Could cooking with natural gas drastically cut India’s air pollution levels?

An independent study by the University of California, Berkeley, and India Institute of Technology (IIT) believes it can.

The study found that switching from traditional cooking fuels such as wood, coal or even kerosene could help India meet its national air-pollution targets and save lives lost due to long-term exposure to polluted air.

The research comes in the wake of India’s National Clean Air Programme (NCAP), launched earlier this year to remedy the country’s crippling air pollution. It aims to reduce this pollution by a third over the next five years.

The UC Berkeley and IIT study says India could also achieve these emission cuts without changes to industrial and transport emissions simply by shifting to natural gas for cooking.

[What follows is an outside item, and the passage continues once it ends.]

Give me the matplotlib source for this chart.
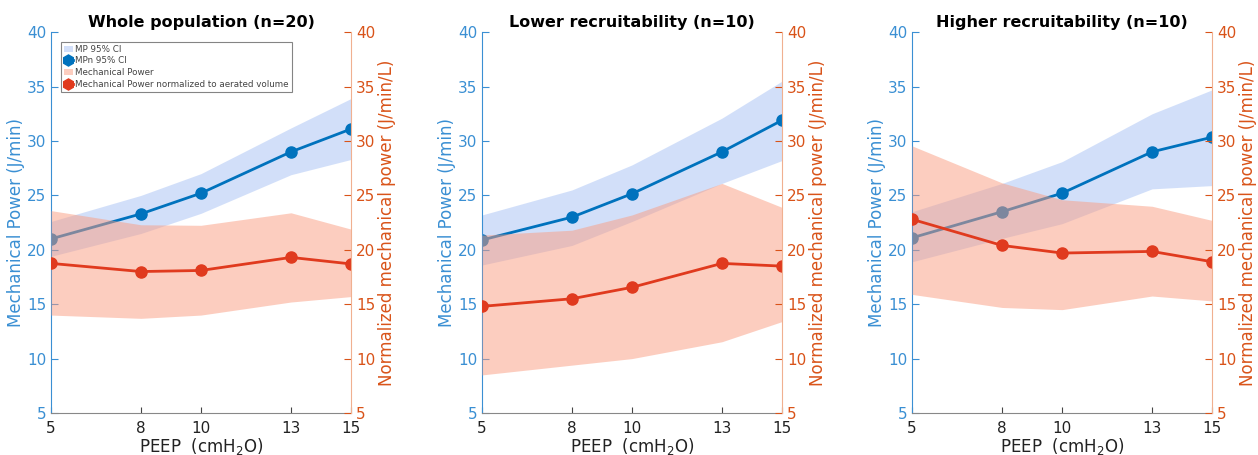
import matplotlib
matplotlib.use("Agg")
import matplotlib.pyplot as plt
from matplotlib.patches import Patch
from matplotlib.lines import Line2D

peep = [5, 8, 10, 13, 15]
titles = ["Whole population (n=20)", "Lower recruitability (n=10)", "Higher recruitability (n=10)"]

mp_mean = [
    [21.0, 23.3, 25.2, 29.0, 31.1],
    [20.9, 23.0, 25.15, 29.0, 31.9],
    [21.1, 23.5, 25.2, 29.0, 30.35],
]
mp_hi = [
    [22.6, 25.0, 27.0, 31.2, 33.9],
    [23.2, 25.5, 27.8, 32.1, 35.5],
    [23.5, 26.1, 28.1, 32.5, 34.7],
]
mp_lo = [
    [19.4, 21.5, 23.35, 26.9, 28.3],
    [18.6, 20.4, 22.6, 26.1, 28.2],
    [18.9, 21.05, 22.4, 25.6, 25.9],
]
mpn_mean = [
    [18.75, 18.0, 18.1, 19.3, 18.7],
    [14.8, 15.5, 16.55, 18.75, 18.5],
    [22.8, 20.4, 19.7, 19.85, 18.9],
]
mpn_hi = [
    [23.6, 22.3, 22.25, 23.4, 21.9],
    [21.35, 21.8, 23.2, 26.1, 23.9],
    [29.55, 26.15, 24.6, 24.0, 22.7],
]
mpn_lo = [
    [14.0, 13.7, 14.0, 15.2, 15.7],
    [8.5, 9.4, 10.0, 11.55, 13.4],
    [15.9, 14.7, 14.5, 15.75, 15.3],
]
yticks = [5, 10, 15, 20, 25, 30, 35, 40]

blue = "#0072BD"
blue_axis = "#3A8FD3"
blue_band = "#AEC6F5"
red = "#E03A1E"
red_band = "#FA9C80"
orange_axis = "#D95319"

fig = plt.figure(figsize=(12.58, 4.55), dpi=100)
lefts = [0.0405, 0.3831, 0.7250]
for i in range(3):
    ax = fig.add_axes([lefts[i], 0.0923, 0.2385, 0.837])
    ax.fill_between(peep, mp_lo[i], mp_hi[i], color=blue_band, alpha=0.55, lw=0)
    ax.plot(peep, mp_mean[i], color=blue, lw=2, marker="o", ms=8)
    ax.set_xlim(5, 15)
    ax.set_ylim(5, 40)
    ax.set_xticks(peep)
    ax.set_yticks(yticks)
    ax.tick_params(axis="y", colors=blue_axis, direction="in", labelsize=11, length=5)
    ax.tick_params(axis="x", colors="#444444", direction="in", labelsize=11, length=4, pad=6)
    for t in ax.get_xticklabels():
        t.set_color("#222222")
    ax.spines["left"].set_color(blue_axis)
    ax.spines["bottom"].set_color("#888888")
    ax.spines["top"].set_visible(False)
    ax.spines["right"].set_visible(False)
    ax.set_ylabel("Mechanical Power (J/min)", color=blue_axis, fontsize=12, labelpad=1)
    ax.set_xlabel("PEEP  (cmH$_2$O)", fontsize=12, color="#222222", labelpad=0)
    ax.set_title(titles[i], fontsize=11.5, fontweight="bold", pad=4)

    ax2 = ax.twinx()
    ax2.fill_between(peep, mpn_lo[i], mpn_hi[i], color=red_band, alpha=0.5, lw=0)
    ax2.plot(peep, mpn_mean[i], color=red, lw=2, marker="o", ms=8)
    ax2.set_ylim(5, 40)
    ax2.set_yticks(yticks)
    ax2.tick_params(axis="y", colors=orange_axis, direction="in", labelsize=11, length=5)
    ax2.spines["right"].set_color("#F0B090")
    ax2.spines["left"].set_visible(False)
    ax2.spines["top"].set_visible(False)
    ax2.spines["bottom"].set_visible(False)
    ax2.set_ylabel("Normalized mechanical power (J/min/L)", color=orange_axis, fontsize=12, labelpad=2)

    if i == 0:
        handles = [
            Patch(facecolor=blue_band, alpha=0.55, edgecolor="none"),
            Line2D([0], [0], color=blue, lw=2, marker="h", ms=8),
            Patch(facecolor=red_band, alpha=0.5, edgecolor="none"),
            Line2D([0], [0], color=red, lw=2, marker="h", ms=8),
        ]
        labels = ["MP 95% CI", "MPn 95% CI", "Mechanical Power",
                  "Mechanical Power normalized to aerated volume"]
        leg = ax2.legend(handles, labels, loc="upper left", bbox_to_anchor=(0.033, 0.975),
                         fontsize=6.3, frameon=True, fancybox=False, handlelength=1.0,
                         handletextpad=0.3, labelspacing=0.3, borderpad=0.35,
                         borderaxespad=0)
        leg.get_frame().set_edgecolor("#666666")
        leg.get_frame().set_linewidth(0.8)
        for t in leg.get_texts():
            t.set_color("#444444")

fig.savefig("out.png", dpi=100)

The whole country would reach national air pollution standards if they switched to gas.

UC Berkeley professor Kirk R. Smith

As recently as 2016, nearly half of India’s population were still using biomass for cooking and heating.

“We looked at what would happen if they only cleaned up households, and we came to this counterintuitive result that the whole country would reach national air pollution standards if they did that,” said one of the paper’s authors, UC Berkeley professor Kirk R. Smith.

By making a switch from these biomass-based fuels to cleaner-burning natural gas, the UC Berkeley and IIT researchers found air pollution-related deaths in India could also be reduced, saving the lives of about 270,000 people annually and adding two years to Indians’ average lifespans.

India plans to increase its natural gas usage by 2.5 times by the end of 2030, spending 130 billion rupees ($US1.84 billion) to build gas pipelines connecting a large part of the country.